■ Exercise objective ■
Begin with the first line of the material and copy each line word for word through the line that contains "1.85, 1.86]"; the pictures are left out.

####

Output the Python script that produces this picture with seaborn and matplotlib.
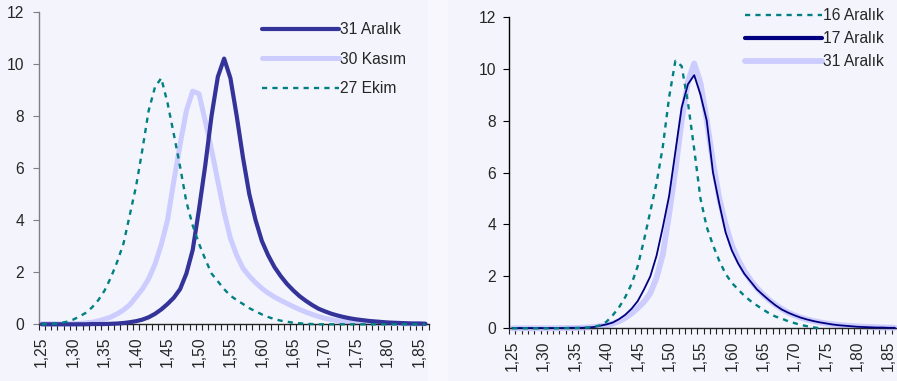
import numpy as np
import matplotlib.pyplot as plt
import seaborn as sns

# category axis: 1,25 ... 1,86
x_vals = [1.25, 1.26, 1.27, 1.28, 1.29, 1.30, 1.31, 1.32, 1.33, 1.34,
          1.35, 1.36, 1.37, 1.38, 1.39, 1.40, 1.41, 1.42, 1.43, 1.44,
          1.45, 1.46, 1.47, 1.48, 1.49, 1.50, 1.51, 1.52, 1.53, 1.54,
          1.55, 1.56, 1.57, 1.58, 1.59, 1.60, 1.61, 1.62, 1.63, 1.64,
          1.65, 1.66, 1.67, 1.68, 1.69, 1.70, 1.71, 1.72, 1.73, 1.74,
          1.75, 1.76, 1.77, 1.78, 1.79, 1.80, 1.81, 1.82, 1.83, 1.84,
          1.85, 1.86]

aralik31 = [0.0, 0.0, 0.0, 0.0, 0.0, 0.0, 0.0, 0.0, 0.01, 0.01,
            0.01, 0.02, 0.03, 0.05, 0.08, 0.12, 0.18, 0.27, 0.40, 0.57,
            0.78, 1.02, 1.35, 1.95, 2.85, 4.4, 6.1, 8.0, 9.5, 10.2,
            9.45, 8.0, 6.4, 5.0, 4.0, 3.2, 2.65, 2.2, 1.85, 1.55,
            1.3, 1.08, 0.9, 0.74, 0.6, 0.5, 0.41, 0.34, 0.28, 0.23,
            0.19, 0.16, 0.13, 0.11, 0.09, 0.07, 0.06, 0.05, 0.04, 0.03,
            0.03, 0.02]

kasim30 = [0.02, 0.02, 0.02, 0.02, 0.02, 0.02, 0.03, 0.05, 0.08, 0.13,
           0.2, 0.28, 0.4, 0.55, 0.75, 1.05, 1.35, 1.75, 2.3, 3.05,
           4.0, 5.5, 6.9, 8.2, 8.95, 8.85, 7.8, 6.7, 5.5, 4.3,
           3.3, 2.65, 2.15, 1.85, 1.6, 1.38, 1.2, 1.05, 0.92, 0.8,
           0.68, 0.57, 0.47, 0.38, 0.3, 0.23, 0.18, 0.14, 0.11, 0.09,
           0.07, 0.06, 0.05, 0.04, 0.04, 0.03, 0.03, 0.03, 0.02, 0.02,
           0.02, 0.02]

ekim27 = [0.0, 0.01, 0.02, 0.05, 0.1, 0.18, 0.3, 0.44, 0.65, 0.93,
          1.3, 1.8, 2.4, 3.1, 4.2, 5.3, 6.7, 8.2, 9.1, 9.45,
          8.5, 7.3, 6.05, 4.7, 3.8, 3.1, 2.5, 1.95, 1.65, 1.35,
          1.1, 0.93, 0.78, 0.62, 0.5, 0.38, 0.28, 0.2, 0.14, 0.1,
          0.06, 0.04, 0.02, 0.01, 0.0, 0.0, 0.0, 0.0, 0.0, 0.0,
          0.0, 0.0, 0.0, 0.0, 0.0, 0.0, 0.0, 0.0, 0.0, 0.0,
          0.0, 0.0]

aralik16 = [0.0, 0.0, 0.0, 0.0, 0.0, 0.0, 0.0, 0.0, 0.01, 0.01,
            0.01, 0.02, 0.03, 0.05, 0.12, 0.25, 0.5, 0.8, 1.2, 1.7,
            2.4, 3.4, 4.5, 5.6, 7.0, 8.9, 10.3, 10.1, 8.7, 6.9,
            5.0, 3.9, 3.2, 2.6, 2.1, 1.75, 1.5, 1.25, 1.05, 0.88,
            0.72, 0.57, 0.45, 0.37, 0.27, 0.2, 0.13, 0.08, 0.04, 0.0,
            np.nan, np.nan, np.nan, np.nan, np.nan, np.nan, np.nan, np.nan, np.nan, np.nan,
            np.nan, np.nan]

aralik17 = [0.01, 0.01, 0.01, 0.01, 0.01, 0.01, 0.01, 0.01, 0.01, 0.02,
            0.02, 0.02, 0.03, 0.05, 0.1, 0.15, 0.22, 0.35, 0.52, 0.75,
            1.05, 1.5, 2.0, 2.8, 3.9, 5.1, 6.8, 8.5, 9.4, 9.75,
            9.0, 8.0, 6.0, 4.8, 3.7, 3.0, 2.5, 2.1, 1.8, 1.5,
            1.28, 1.07, 0.88, 0.72, 0.6, 0.5, 0.41, 0.34, 0.28, 0.23,
            0.19, 0.15, 0.12, 0.1, 0.08, 0.06, 0.05, 0.04, 0.03, 0.03,
            0.02, 0.02]

bg = "#F3F4FC"
teal = "#008080"
lav = "#CCCCFF"
dark = "#333399"
navy = "#000080"
fs = 11.25

sns.set_style("ticks")
plt.rcParams["font.family"] = ["Liberation Sans", "DejaVu Sans"]
plt.rcParams["font.size"] = fs

fig = plt.figure(figsize=(8.97, 3.81), dpi=100, facecolor=bg)
fig.add_artist(plt.Rectangle((428 / 897, 0), 19 / 897, 1, transform=fig.transFigure,
                             color="#F7F7FD", zorder=0))

ax1 = fig.add_axes([38.6 / 897, 0.1488, 389.9 / 897, 0.8205])
ax2 = fig.add_axes([509.2 / 897, 0.1383, 388.8 / 897, 0.8178])

dotted = (0, (2.2, 2.2))

# left panel
sns.lineplot(x=x_vals, y=kasim30, ax=ax1, color=lav, lw=3.6, label="30 Kasım", zorder=2)
sns.lineplot(x=x_vals, y=aralik31, ax=ax1, color=dark, lw=3.0, label="31 Aralık", zorder=3)
sns.lineplot(x=x_vals, y=ekim27, ax=ax1, color=teal, lw=1.7, linestyle=dotted,
             label="27 Ekim", zorder=4)

# right panel
sns.lineplot(x=x_vals, y=aralik31, ax=ax2, color=lav, lw=4.2, label="31 Aralık", zorder=2)
sns.lineplot(x=x_vals, y=aralik17, ax=ax2, color=navy, lw=1.3, label="17 Aralık", zorder=3)
sns.lineplot(x=x_vals, y=aralik16, ax=ax2, color=teal, lw=1.7, linestyle=dotted,
             label="16 Aralık", zorder=4)

major = x_vals[::5]
labels = [f"{v:.2f}".replace(".", ",") for v in major]
minor = [v - 0.005 for v in x_vals] + [x_vals[-1] + 0.005]

for ax, ypad, ycol in [(ax1, 6, "#808080"), (ax2, 5, "#000000")]:
    ax.set_facecolor("none")
    ax.set_xlim(1.245, 1.865)
    ax.set_ylim(0, 12)
    ax.set_yticks([0, 2, 4, 6, 8, 10, 12])
    ax.set_xticks(major)
    ax.set_xticklabels(labels, rotation=90)
    ax.set_xticks(minor, minor=True)
    ax.tick_params(axis="x", which="major", length=0, pad=9, labelsize=fs)
    ax.tick_params(axis="x", which="minor", length=4, width=0.8, color="#222222")
    ax.tick_params(axis="y", length=4.5, width=0.8, pad=ypad, labelsize=fs, color=ycol)
    ax.spines["top"].set_visible(False)
    ax.spines["right"].set_visible(False)
    ax.spines["left"].set_color(ycol)
    ax.spines["left"].set_linewidth(1.0)
    ax.spines["bottom"].set_color("#222222")
    ax.spines["bottom"].set_linewidth(1.0)
    ax.set_xlabel("")
    ax.set_ylabel("")
    for ln in ax.get_lines():
        ln.set_clip_on(False)

h1, l1 = ax1.get_legend_handles_labels()
order1 = [1, 0, 2]
leg1 = ax1.legend([h1[i] for i in order1], [l1[i] for i in order1],
                  loc="upper left", bbox_to_anchor=(262 / 897, 1 - 22.5 / 381),
                  bbox_transform=fig.transFigure, frameon=False, handlelength=4.9,
                  handletextpad=0.1, labelspacing=0.92, borderpad=0, borderaxespad=0,
                  fontsize=fs)

h2, l2 = ax2.get_legend_handles_labels()
order2 = [2, 1, 0]
leg2 = ax2.legend([h2[i] for i in order2], [l2[i] for i in order2],
                  loc="upper left", bbox_to_anchor=(745 / 897, 1 - 8.5 / 381),
                  bbox_transform=fig.transFigure, frameon=False, handlelength=4.9,
                  handletextpad=0.1, labelspacing=0.51, borderpad=0, borderaxespad=0,
                  fontsize=fs)
leg2.get_lines()[1].set_linewidth(3.0)

fig.savefig("out.png", dpi=100, facecolor=bg)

####

■ Response to this exercise ■
Output the Python script that produces this picture with seaborn and matplotlib.
import numpy as np
import matplotlib.pyplot as plt
import seaborn as sns

# category axis: 1,25 ... 1,86
x_vals = [1.25, 1.26, 1.27, 1.28, 1.29, 1.30, 1.31, 1.32, 1.33, 1.34,
          1.35, 1.36, 1.37, 1.38, 1.39, 1.40, 1.41, 1.42, 1.43, 1.44,
          1.45, 1.46, 1.47, 1.48, 1.49, 1.50, 1.51, 1.52, 1.53, 1.54,
          1.55, 1.56, 1.57, 1.58, 1.59, 1.60, 1.61, 1.62, 1.63, 1.64,
          1.65, 1.66, 1.67, 1.68, 1.69, 1.70, 1.71, 1.72, 1.73, 1.74,
          1.75, 1.76, 1.77, 1.78, 1.79, 1.80, 1.81, 1.82, 1.83, 1.84,
          1.85, 1.86]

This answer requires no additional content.